** START Given information **

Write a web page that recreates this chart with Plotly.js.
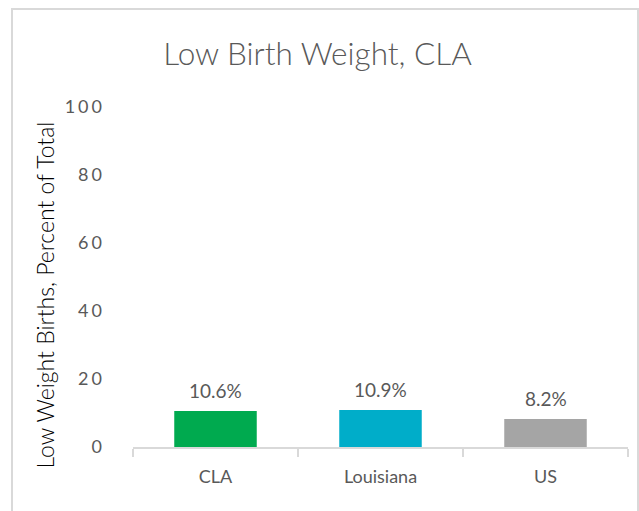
<!DOCTYPE html>
<html><head><meta charset="utf-8">
<script src="https://cdn.plot.ly/plotly-3.0.1.min.js"></script>
<style>
html,body{margin:0;padding:0;background:#fff;}
#chart{width:639px;height:511px;}
.ytick text{letter-spacing:3px;}
</style>
</head><body><div id="chart"></div>
<script>
const categories = ["CLA", "Louisiana", "US"];
const values = [10.6, 10.9, 8.2];
const valueLabels = ["10.6%", "10.9%", "8.2%"];
const barColors = ["#00AA4F", "#00ADC9", "#A5A5A5"];
const yTicks = [0, 20, 40, 60, 80, 100];

const gray = "#595959";
const FONT = "Lato, sans-serif";
const trace = {
  type: "bar", x: categories, y: values, width: 0.5,
  marker: {color: barColors}, hoverinfo: "none"
};
const annotations = categories.map((c, i) => ({
  x: c, y: values[i], xref: "x", yref: "y", text: valueLabels[i],
  showarrow: false, yanchor: "bottom", yshift: 7,
  font: {family: FONT, size: 19, color: gray, weight: 400}
}));
annotations.push({
  xref: "paper", yref: "paper", x: -0.178, y: 0.448, textangle: -90,
  text: "Low Weight Births, Percent of Total", showarrow: false,
  xanchor: "center", yanchor: "middle",
  font: {family: FONT, size: 23, color: "#000", weight: 300}
});
const layout = {
  width: 639, height: 511,
  margin: {l: 133, r: 11, t: 107, b: 64},
  paper_bgcolor: "#fff", plot_bgcolor: "#fff",
  showlegend: false,
  title: {text: "Low Birth Weight, CLA", x: 0.497, xanchor: "center", y: 0.895, yanchor: "middle",
    font: {family: FONT, size: 31.5, color: gray, weight: 300}},
  xaxis: {type: "category", showline: true, linecolor: "#D9D9D9", linewidth: 1.5,
    ticks: "outside", tickson: "boundaries", ticklen: 8, tickcolor: "#D9D9D9", tickwidth: 1.5,
    ticklabelstandoff: 13,
    tickfont: {family: FONT, size: 18, color: gray, weight: 400},
    showgrid: false, zeroline: false, fixedrange: true},
  yaxis: {range: [0, 100], tickvals: yTicks, ticktext: yTicks.map(String),
    showgrid: false, zeroline: false, showline: false, ticks: "",
    ticklabelstandoff: 27,
    tickfont: {family: FONT, size: 18, color: gray, weight: 400}, fixedrange: true},
  annotations: annotations,
  shapes: [{type: "rect", xref: "paper", yref: "paper",
    x0: (12 - 133) / 495, x1: (638 - 133) / 495, y0: (447 - 530) / 340, y1: (447 - 9) / 340,
    line: {color: "#D9D9D9", width: 2}, fillcolor: "rgba(0,0,0,0)", layer: "below"}]
};
Plotly.newPlot("chart", [trace], layout, {displayModeBar: false, staticPlot: true});
</script></body></html>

** END Given information **

#### [Goal]
Exactly restate the lines from the beginning of the data through the line with "const yTicks = [0, 20, 40, 60, 80, 100];", and no others, keeping pictures out.

#### [Task result]
Write a web page that recreates this chart with Plotly.js.
<!DOCTYPE html>
<html><head><meta charset="utf-8">
<script src="https://cdn.plot.ly/plotly-3.0.1.min.js"></script>
<style>
html,body{margin:0;padding:0;background:#fff;}
#chart{width:639px;height:511px;}
.ytick text{letter-spacing:3px;}
</style>
</head><body><div id="chart"></div>
<script>
const categories = ["CLA", "Louisiana", "US"];
const values = [10.6, 10.9, 8.2];
const valueLabels = ["10.6%", "10.9%", "8.2%"];
const barColors = ["#00AA4F", "#00ADC9", "#A5A5A5"];
const yTicks = [0, 20, 40, 60, 80, 100];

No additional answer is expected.